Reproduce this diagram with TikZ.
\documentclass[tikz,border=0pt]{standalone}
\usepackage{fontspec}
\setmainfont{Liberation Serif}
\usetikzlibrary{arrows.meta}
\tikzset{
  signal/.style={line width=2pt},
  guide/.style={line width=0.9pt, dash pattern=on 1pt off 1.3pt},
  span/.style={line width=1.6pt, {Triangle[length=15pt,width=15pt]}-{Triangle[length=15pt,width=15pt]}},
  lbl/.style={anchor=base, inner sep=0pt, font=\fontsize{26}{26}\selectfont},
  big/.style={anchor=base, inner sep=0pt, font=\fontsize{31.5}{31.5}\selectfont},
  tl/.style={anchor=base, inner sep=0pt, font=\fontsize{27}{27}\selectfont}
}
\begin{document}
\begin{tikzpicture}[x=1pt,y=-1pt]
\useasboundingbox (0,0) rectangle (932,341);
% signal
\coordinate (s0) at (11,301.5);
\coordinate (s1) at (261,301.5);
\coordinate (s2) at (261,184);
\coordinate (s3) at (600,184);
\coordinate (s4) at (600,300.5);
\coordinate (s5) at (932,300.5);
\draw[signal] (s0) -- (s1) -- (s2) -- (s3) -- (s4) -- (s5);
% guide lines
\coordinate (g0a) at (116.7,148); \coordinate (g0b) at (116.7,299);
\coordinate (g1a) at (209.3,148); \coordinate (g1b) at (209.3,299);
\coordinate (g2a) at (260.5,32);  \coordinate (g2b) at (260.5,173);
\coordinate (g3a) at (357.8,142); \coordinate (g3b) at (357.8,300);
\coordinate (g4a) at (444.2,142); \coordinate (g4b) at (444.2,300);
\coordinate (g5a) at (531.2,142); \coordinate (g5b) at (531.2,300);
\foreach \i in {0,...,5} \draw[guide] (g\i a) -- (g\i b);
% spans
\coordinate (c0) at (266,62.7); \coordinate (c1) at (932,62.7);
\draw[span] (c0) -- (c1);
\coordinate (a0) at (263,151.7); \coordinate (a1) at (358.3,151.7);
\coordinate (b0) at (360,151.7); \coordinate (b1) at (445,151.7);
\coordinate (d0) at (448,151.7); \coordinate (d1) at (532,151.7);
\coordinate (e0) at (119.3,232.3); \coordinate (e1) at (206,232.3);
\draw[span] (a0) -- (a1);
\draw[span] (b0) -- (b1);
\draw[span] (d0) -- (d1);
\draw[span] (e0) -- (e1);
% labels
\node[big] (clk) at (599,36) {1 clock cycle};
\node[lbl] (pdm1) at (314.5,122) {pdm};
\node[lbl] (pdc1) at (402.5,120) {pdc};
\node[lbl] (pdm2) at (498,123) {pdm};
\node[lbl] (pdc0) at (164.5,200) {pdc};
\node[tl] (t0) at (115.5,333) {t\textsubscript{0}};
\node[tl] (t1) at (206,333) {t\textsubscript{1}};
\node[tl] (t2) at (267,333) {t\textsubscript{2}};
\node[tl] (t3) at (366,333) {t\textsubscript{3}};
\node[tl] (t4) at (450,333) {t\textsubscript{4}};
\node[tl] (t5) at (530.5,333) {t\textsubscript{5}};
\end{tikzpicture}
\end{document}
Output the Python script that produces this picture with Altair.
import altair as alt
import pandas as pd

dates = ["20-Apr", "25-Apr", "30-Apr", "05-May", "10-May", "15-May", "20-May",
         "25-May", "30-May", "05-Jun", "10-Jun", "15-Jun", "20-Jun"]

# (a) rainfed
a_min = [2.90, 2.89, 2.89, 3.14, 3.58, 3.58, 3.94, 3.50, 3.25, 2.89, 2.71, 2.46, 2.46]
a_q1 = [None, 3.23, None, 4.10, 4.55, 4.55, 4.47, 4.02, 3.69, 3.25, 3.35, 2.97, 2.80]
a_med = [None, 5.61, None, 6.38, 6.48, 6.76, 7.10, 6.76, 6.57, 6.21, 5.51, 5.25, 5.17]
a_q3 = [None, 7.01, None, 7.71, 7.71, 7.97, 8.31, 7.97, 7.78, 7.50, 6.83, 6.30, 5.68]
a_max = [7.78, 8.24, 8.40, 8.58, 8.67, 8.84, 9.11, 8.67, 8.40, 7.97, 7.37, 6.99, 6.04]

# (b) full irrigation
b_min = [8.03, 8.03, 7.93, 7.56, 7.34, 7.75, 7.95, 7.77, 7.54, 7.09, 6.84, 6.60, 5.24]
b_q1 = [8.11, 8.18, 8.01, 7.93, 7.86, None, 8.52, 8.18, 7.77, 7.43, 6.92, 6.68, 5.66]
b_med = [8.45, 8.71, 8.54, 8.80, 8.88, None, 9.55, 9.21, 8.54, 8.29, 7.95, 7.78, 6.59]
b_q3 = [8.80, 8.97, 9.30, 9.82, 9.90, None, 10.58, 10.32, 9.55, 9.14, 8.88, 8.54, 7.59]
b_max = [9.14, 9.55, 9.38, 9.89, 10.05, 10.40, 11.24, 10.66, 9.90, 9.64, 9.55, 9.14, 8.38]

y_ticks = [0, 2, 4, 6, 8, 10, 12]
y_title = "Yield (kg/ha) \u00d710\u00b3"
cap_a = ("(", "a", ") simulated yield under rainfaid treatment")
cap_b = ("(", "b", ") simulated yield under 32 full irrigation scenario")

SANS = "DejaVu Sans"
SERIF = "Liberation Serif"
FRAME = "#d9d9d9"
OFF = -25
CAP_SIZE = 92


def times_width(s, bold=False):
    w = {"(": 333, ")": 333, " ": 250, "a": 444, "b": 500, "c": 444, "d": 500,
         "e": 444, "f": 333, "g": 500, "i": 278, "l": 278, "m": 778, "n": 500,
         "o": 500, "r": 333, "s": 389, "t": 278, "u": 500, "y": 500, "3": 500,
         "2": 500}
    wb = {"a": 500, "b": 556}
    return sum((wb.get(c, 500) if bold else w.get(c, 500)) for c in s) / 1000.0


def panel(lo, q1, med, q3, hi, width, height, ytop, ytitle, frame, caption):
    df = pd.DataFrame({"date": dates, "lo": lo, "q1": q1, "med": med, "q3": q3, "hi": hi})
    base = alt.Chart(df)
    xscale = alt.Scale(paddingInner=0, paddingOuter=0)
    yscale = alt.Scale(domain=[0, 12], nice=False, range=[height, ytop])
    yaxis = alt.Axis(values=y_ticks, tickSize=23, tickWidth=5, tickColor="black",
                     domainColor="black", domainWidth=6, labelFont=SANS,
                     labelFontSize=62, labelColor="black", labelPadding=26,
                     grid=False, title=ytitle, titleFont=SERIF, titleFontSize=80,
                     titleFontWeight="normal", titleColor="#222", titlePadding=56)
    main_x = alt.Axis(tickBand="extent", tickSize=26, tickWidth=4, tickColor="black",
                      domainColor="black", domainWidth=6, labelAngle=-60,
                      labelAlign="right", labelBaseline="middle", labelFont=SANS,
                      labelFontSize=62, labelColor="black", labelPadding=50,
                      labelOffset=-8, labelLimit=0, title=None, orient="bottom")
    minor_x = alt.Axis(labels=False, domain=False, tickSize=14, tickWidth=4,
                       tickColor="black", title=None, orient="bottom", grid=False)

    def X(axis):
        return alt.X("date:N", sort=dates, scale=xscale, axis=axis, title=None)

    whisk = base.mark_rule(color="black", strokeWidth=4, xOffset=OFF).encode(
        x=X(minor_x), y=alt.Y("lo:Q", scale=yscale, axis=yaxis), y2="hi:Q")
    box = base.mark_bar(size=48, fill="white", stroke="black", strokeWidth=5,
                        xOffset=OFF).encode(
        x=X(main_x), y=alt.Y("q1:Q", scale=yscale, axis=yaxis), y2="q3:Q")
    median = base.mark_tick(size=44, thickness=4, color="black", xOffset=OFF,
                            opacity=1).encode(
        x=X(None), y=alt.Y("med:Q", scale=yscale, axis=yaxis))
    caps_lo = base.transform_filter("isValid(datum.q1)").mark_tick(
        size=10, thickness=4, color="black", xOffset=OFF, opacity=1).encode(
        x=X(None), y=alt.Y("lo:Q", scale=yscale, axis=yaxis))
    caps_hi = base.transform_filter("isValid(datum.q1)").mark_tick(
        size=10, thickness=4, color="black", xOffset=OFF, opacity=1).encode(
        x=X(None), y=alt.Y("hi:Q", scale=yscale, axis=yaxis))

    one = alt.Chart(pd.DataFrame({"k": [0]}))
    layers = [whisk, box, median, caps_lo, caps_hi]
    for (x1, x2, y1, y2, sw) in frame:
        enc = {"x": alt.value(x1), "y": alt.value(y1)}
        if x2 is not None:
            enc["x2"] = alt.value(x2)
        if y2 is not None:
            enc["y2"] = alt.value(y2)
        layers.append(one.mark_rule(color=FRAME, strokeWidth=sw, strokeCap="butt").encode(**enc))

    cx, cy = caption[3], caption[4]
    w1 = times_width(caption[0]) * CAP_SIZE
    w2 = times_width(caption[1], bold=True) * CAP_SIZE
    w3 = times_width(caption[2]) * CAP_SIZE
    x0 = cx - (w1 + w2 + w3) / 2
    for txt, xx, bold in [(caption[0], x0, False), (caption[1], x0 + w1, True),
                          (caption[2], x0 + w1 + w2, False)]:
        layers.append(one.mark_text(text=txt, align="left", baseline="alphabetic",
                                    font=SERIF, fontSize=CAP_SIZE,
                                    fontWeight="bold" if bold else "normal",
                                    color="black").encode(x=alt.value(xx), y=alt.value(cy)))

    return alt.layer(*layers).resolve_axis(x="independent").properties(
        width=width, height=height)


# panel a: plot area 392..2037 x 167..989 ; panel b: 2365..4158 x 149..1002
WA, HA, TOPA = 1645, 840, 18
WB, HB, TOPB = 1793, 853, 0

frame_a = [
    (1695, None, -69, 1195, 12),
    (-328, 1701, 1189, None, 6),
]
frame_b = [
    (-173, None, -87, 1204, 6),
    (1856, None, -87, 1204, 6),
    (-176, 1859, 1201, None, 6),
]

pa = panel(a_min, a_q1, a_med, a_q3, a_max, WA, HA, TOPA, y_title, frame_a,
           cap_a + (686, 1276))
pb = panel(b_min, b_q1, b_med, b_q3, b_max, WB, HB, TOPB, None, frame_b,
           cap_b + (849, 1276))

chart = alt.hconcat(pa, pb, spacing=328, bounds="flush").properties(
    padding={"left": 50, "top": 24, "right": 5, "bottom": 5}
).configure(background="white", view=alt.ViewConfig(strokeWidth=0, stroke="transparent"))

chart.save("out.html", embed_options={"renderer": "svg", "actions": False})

+--

Give back exactly the lines running from the line that contains "Output the Python" through the line that contains "7.37, 6.99, 6.04]", and nothing outside them.

> **Correct result**
Output the Python script that produces this picture with Altair.
import altair as alt
import pandas as pd

dates = ["20-Apr", "25-Apr", "30-Apr", "05-May", "10-May", "15-May", "20-May",
         "25-May", "30-May", "05-Jun", "10-Jun", "15-Jun", "20-Jun"]

# (a) rainfed
a_min = [2.90, 2.89, 2.89, 3.14, 3.58, 3.58, 3.94, 3.50, 3.25, 2.89, 2.71, 2.46, 2.46]
a_q1 = [None, 3.23, None, 4.10, 4.55, 4.55, 4.47, 4.02, 3.69, 3.25, 3.35, 2.97, 2.80]
a_med = [None, 5.61, None, 6.38, 6.48, 6.76, 7.10, 6.76, 6.57, 6.21, 5.51, 5.25, 5.17]
a_q3 = [None, 7.01, None, 7.71, 7.71, 7.97, 8.31, 7.97, 7.78, 7.50, 6.83, 6.30, 5.68]
a_max = [7.78, 8.24, 8.40, 8.58, 8.67, 8.84, 9.11, 8.67, 8.40, 7.97, 7.37, 6.99, 6.04]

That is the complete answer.